Gary Johnson, the two-term Republican governor of New Mexico, will be included in Thursday night's Fox News presidential debate in Orlando, Florida. This is the first time he will share the stage with the entire field of contenders for the Republican nomination after being excluded from every debate since after the first one in South Carolina.
Howard Kurtz reported Tuesday at The Daily Beast:
"The former New Mexico governor won the right to participate, according to Fox sources, by cracking 1 percent in the latest five national polls in which he was included—Fox News, CNN, McClatchy-Marist, ABC, and Quinnipiac—which was the criterion the network had set for inclusion."
In his report, Kurtz also noted that Johnson's inclusion in the debate comes over the objections of the Florida Republican Party, which is co-hosting the Orlando debate and won't be including the former New Mexico governor in Saturday’s Presidency 5 straw poll. Why does the state GOP oppose Johnson's inclusion? Apparently there's some disagreement over how to interpret the criteria for inclusion. The Politico reports:
"Fox and the state party disagreed on an interpretation of the rules, which require a candidate to receive at least 1 percent support in five recent national polls, said Florida GOP spokesman Brian Hughes. But Fox tweaked the criteria to require candidates only poll 1 percent in the last five polls in which they were presented as an option, allowing Johnson to qualify."
Reid Epstein, who authored the Politico piece, writes a couple paragraphs later that "The reasons behind the network’s decision to alter the rules in a way that seems to have specifically benefited Johnson’s campaign were not clear." But is the rule change specifically benefiting Johnson's campaign, or just altering a policy that specifically singles him out with an unfair Catch-22? Allowing Johnson into the debate if he polls well, but then not presenting him as an option in the polls seems a bit calculated to specifically harm and marginalize Johnson's campaign.

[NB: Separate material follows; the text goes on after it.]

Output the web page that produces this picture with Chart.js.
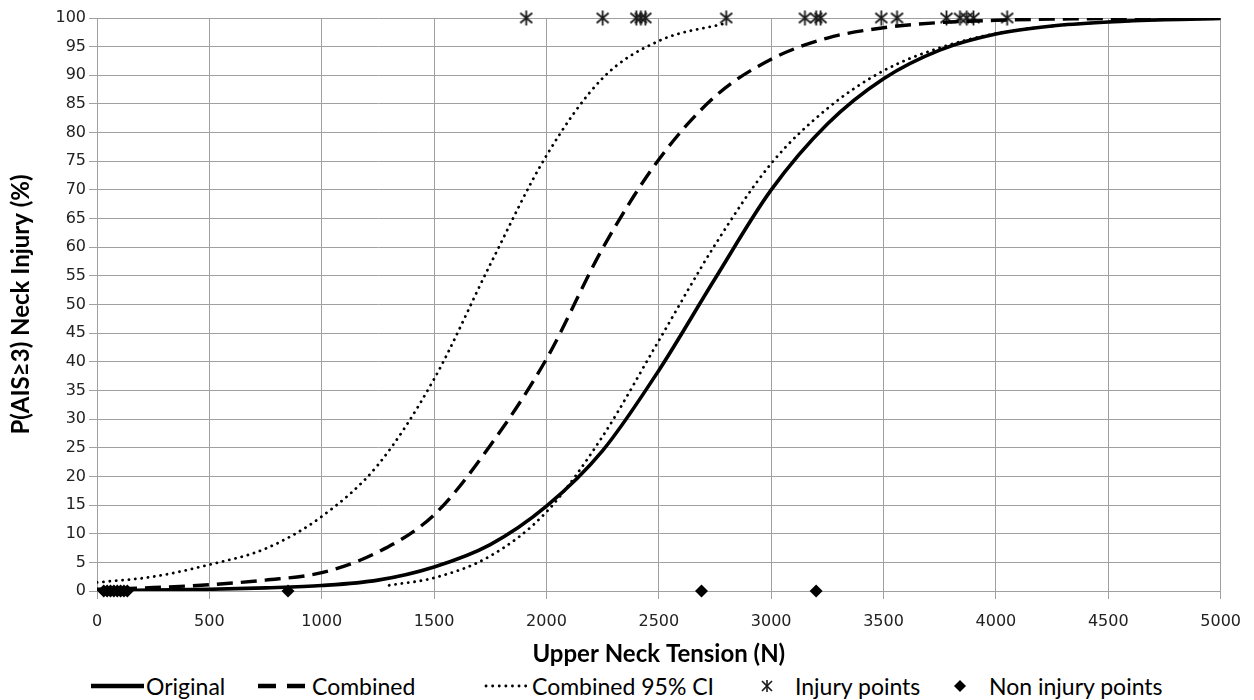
<!DOCTYPE html>
<html>
<head>
<meta charset="utf-8">
<title>Upper neck tension injury risk</title>
<script src="https://cdn.jsdelivr.net/npm/chart.js@4.4.0/dist/chart.umd.min.js"></script>
<style>
  body { margin: 0; background: #fff; }
  #wrap { position: relative; width: 1254px; height: 700px; }
  #chart { position: absolute; left: 0; top: 0; }
  #legend { position: absolute; left: 0; top: 672px; width: 1254px; height: 28px;
            font-family: 'Lato', sans-serif; font-size: 23px; color: #000; }
  .item { position: absolute; top: 0; height: 28px; line-height: 28px; white-space: nowrap; }
  .item svg { position: absolute; top: 0; }
</style>
</head>
<body>
<div id="wrap">
  <canvas id="chart" width="1254" height="672"></canvas>
  <div id="legend"></div>
</div>
<script>
// Tension values (N) the curves were read at
const tensionN = [0, 250, 500, 750, 1000, 1250, 1500, 1750, 2000, 2250, 2500, 2750, 3000, 3250, 3500, 3750, 4000, 4250, 4500, 4750, 5000]
const originalP = [0.05, 0.15, 0.3, 0.55, 0.95, 1.9, 4.2, 8.1, 14.8, 24.5, 38.5, 54.5, 70.0, 81.5, 89.4, 94.4, 97.2, 98.6, 99.3, 99.7, 99.9]
const combinedP = [0.3, 0.6, 1.1, 1.9, 3.2, 6.8, 13.3, 25.4, 40.5, 59.8, 75.3, 86.3, 92.8, 96.5, 98.3, 99.2, 99.6, 99.8, 99.9, 99.95, 100]

// Combined 95% CI, upper and lower bounds
const ciUpperN = [0, 250, 500, 750, 1000, 1250, 1500, 1750, 2000, 2250, 2500, 2800]
const ciUpperP = [1.5, 2.5, 4.6, 7.4, 13.0, 22.0, 37.0, 57.0, 76.0, 89.5, 96.0, 99.1]
const ciLowerN = [1300, 1500, 1750, 2000, 2250, 2500, 2750, 3000, 3250, 3500, 3750, 4000, 4250, 4500, 4750, 5000]
const ciLowerP = [1.0, 2.3, 6.1, 13.8, 27.0, 43.7, 60.4, 74.6, 84.2, 90.8, 94.8, 97.3, 98.6, 99.3, 99.7, 99.9]

// Test data points
const injuryN = [1910, 2250, 2400, 2420, 2440, 2800, 3150, 3200, 3220, 3490, 3560, 3780, 3840, 3870, 3900, 4050]
const injuryP = [100, 100, 100, 100, 100, 100, 100, 100, 100, 100, 100, 100, 100, 100, 100, 100]
const nonInjuryN = [30, 45, 60, 75, 90, 105, 120, 135, 850, 2690, 3200]
const nonInjuryP = [0, 0, 0, 0, 0, 0, 0, 0, 0, 0, 0]

// Axis ticks
const xTicks = [0, 500, 1000, 1500, 2000, 2500, 3000, 3500, 4000, 4500, 5000]
const yTicks = [0, 5, 10, 15, 20, 25, 30, 35, 40, 45, 50, 55, 60, 65, 70, 75, 80, 85, 90, 95, 100]

const GRID = '#a0a0a0'

function pairs(xs, ys) {
  return xs.map((x, i) => ({ x: x, y: ys[i] }))
}

// asterisk marker (X with a vertical stroke)
function makeAsterisk() {
  const c = document.createElement('canvas')
  c.width = 15
  c.height = 17
  const g = c.getContext('2d')
  g.strokeStyle = '#1a1a1a'
  g.lineWidth = 1.8
  g.beginPath()
  g.moveTo(7.5, 1); g.lineTo(7.5, 16)
  g.moveTo(1.5, 3.5); g.lineTo(13.5, 13.5)
  g.moveTo(13.5, 3.5); g.lineTo(1.5, 13.5)
  g.stroke()
  return c
}

const lineBase = {
  borderColor: '#000',
  pointRadius: 0,
  fill: false,
  cubicInterpolationMode: 'monotone'
}

new Chart(document.getElementById('chart'), {
  type: 'line',
  data: {
    datasets: [{
      ...lineBase,
      label: 'Original',
      data: pairs(tensionN, originalP),
      borderWidth: 3.6
    }, {
      ...lineBase,
      label: 'Combined',
      data: pairs(tensionN, combinedP),
      borderWidth: 3.4,
      borderDash: [16, 8]
    }, {
      ...lineBase,
      label: 'Combined 95% CI',
      data: pairs(ciUpperN, ciUpperP),
      borderWidth: 2.8,
      borderDash: [0.1, 6.3],
      borderCapStyle: 'round'
    }, {
      ...lineBase,
      label: 'Combined 95% CI',
      data: pairs(ciLowerN, ciLowerP),
      borderWidth: 2.8,
      borderDash: [0.1, 6.3],
      borderCapStyle: 'round'
    }, {
      label: 'Injury points',
      data: pairs(injuryN, injuryP),
      showLine: false,
      pointStyle: makeAsterisk(),
      pointRadius: 7,
      clip: false
    }, {
      label: 'Non injury points',
      data: pairs(nonInjuryN, nonInjuryP),
      showLine: false,
      pointStyle: 'rectRot',
      pointRadius: 6.5,
      pointBackgroundColor: '#000',
      pointBorderWidth: 0,
      clip: false
    }]
  },
  options: {
    responsive: false,
    animation: false,
    events: [],
    layout: { padding: { top: 18, right: 32, left: 0, bottom: 0 } },
    plugins: {
      legend: { display: false },
      tooltip: { enabled: false }
    },
    scales: {
      x: {
        type: 'linear',
        min: 0,
        max: 5000,
        afterFit: (s) => { s.height = 81 },
        afterBuildTicks: (s) => { s.ticks = xTicks.map(v => ({ value: v })) },
        grid: { color: GRID, tickColor: GRID, tickLength: 8 },
        border: { color: GRID },
        ticks: {
          color: '#222',
          font: { family: 'DejaVu Sans', size: 16 },
          padding: 13,
          maxRotation: 0,
          callback: (v) => String(v)
        },
        title: {
          display: true,
          text: 'Upper Neck Tension (N)',
          color: '#000',
          font: { family: 'Lato', size: 24, weight: 'bold' },
          padding: { top: 0, bottom: 3 }
        }
      },
      y: {
        min: 0,
        max: 100,
        afterFit: (s) => { s.width = 97 },
        afterBuildTicks: (s) => { s.ticks = yTicks.map(v => ({ value: v })) },
        grid: { color: GRID, tickColor: GRID, tickLength: 8 },
        border: { color: GRID },
        ticks: {
          color: '#222',
          font: { family: 'DejaVu Sans', size: 16 },
          padding: 3,
          callback: (v) => String(v)
        },
        title: {
          display: true,
          text: 'P(AIS\u22653) Neck Injury (%)',
          color: '#000',
          font: { family: 'Lato', size: 24, weight: 'bold' },
          padding: { top: 7, bottom: 0 }
        }
      }
    }
  }
})

// Legend row (text kept as real text, icons as small svgs)
const legendItems = [
  { icon: 'solid', iconX: 91, iconW: 53, text: 'Original', textX: 146 },
  { icon: 'dash', iconX: 258, iconW: 48, text: 'Combined', textX: 312 },
  { icon: 'dot', iconX: 484, iconW: 44, text: 'Combined 95% CI', textX: 532 },
  { icon: 'star', iconX: 760, iconW: 14, text: 'Injury points', textX: 795 },
  { icon: 'diamond', iconX: 953, iconW: 14, text: 'Non injury points', textX: 989 }
]

function iconSvg(kind, w) {
  const h = 28, m = 14
  let body = ''
  if (kind === 'solid') body = `<line x1="0" y1="${m}" x2="${w}" y2="${m}" stroke="#000" stroke-width="4.5"/>`
  if (kind === 'dash') body = `<line x1="0" y1="${m}" x2="${w}" y2="${m}" stroke="#000" stroke-width="4.5" stroke-dasharray="18 11"/>`
  if (kind === 'dot') body = `<line x1="2" y1="${m}" x2="${w}" y2="${m}" stroke="#000" stroke-width="2.8" stroke-linecap="round" stroke-dasharray="0.1 6.5"/>`
  if (kind === 'star') body = `<g stroke="#1a1a1a" stroke-width="1.6"><line x1="7" y1="${m - 6}" x2="7" y2="${m + 6}"/><line x1="2" y1="${m - 5}" x2="12" y2="${m + 5}"/><line x1="12" y1="${m - 5}" x2="2" y2="${m + 5}"/></g>`
  if (kind === 'diamond') body = `<polygon points="7,${m - 6} 13,${m} 7,${m + 6} 1,${m}" fill="#000"/>`
  return `<svg width="${w}" height="${h}" viewBox="0 0 ${w} ${h}">${body}</svg>`
}

const legendEl = document.getElementById('legend')
legendItems.forEach(it => {
  const icon = document.createElement('div')
  icon.className = 'item'
  icon.style.left = it.iconX + 'px'
  icon.innerHTML = iconSvg(it.icon, it.iconW)
  legendEl.appendChild(icon)
  const label = document.createElement('div')
  label.className = 'item'
  label.style.left = it.textX + 'px'
  label.textContent = it.text
  legendEl.appendChild(label)
})
</script>
</body>
</html>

Just what do the kingmakers in the media and Republican Party find so objectionable about giving Gary Johnson a fair shot at the party's nomination? All summer, television news anchors have started their interviews with Johnson by joking that no one knows who he is, but how is Johnson any different from Tim Pawlenty, who major media voices were hailing as a "top tier" candidate until his exit from the race?
The two are both relatively unknown governors from small states who have made the case for their respective candidacies on the basis of their fiscal records and executive experience. If the disparity in the media's treatment of Johnson and Pawlenty-- two candidates who are remarkably similar on paper-- seems a little odd and unjustified, the disparity between its treatment of Johnson and former Senator Rick Santorum seems positively outrageous.
Before this Republican Primary, Santorum hadn't come from any place of special name recognition or national prominence to show up Johnson, but there is one key difference between them: in his last statewide election, Gary Johnson won reelection to be New Mexico's governor by a ten percent margin-- quite a feat in a 2-to-1 Democratic state. But in Rick Santorum's last statewide election, he lost his U.S. Senate seat in a landslide defeat by nearly 20%, the largest margin of defeat of any incumbent Republican Senator in Pennsylvania's history.
That's a pretty clear statement from the voters who know them best. Gary Johnson's record entitles him-- and the voting public-- to at least as much Johnson coverage from the media as there has been coverage of Pawlenty or Santorum. We deserve to know more about this governor from New Mexico and just what he did there to win election twice in a 2-to-1 Democratic state, especially since his record so perfectly exemplifies the fiscal conservatism that has characterized the national conversation and galvanized the Republican Party's conservatives.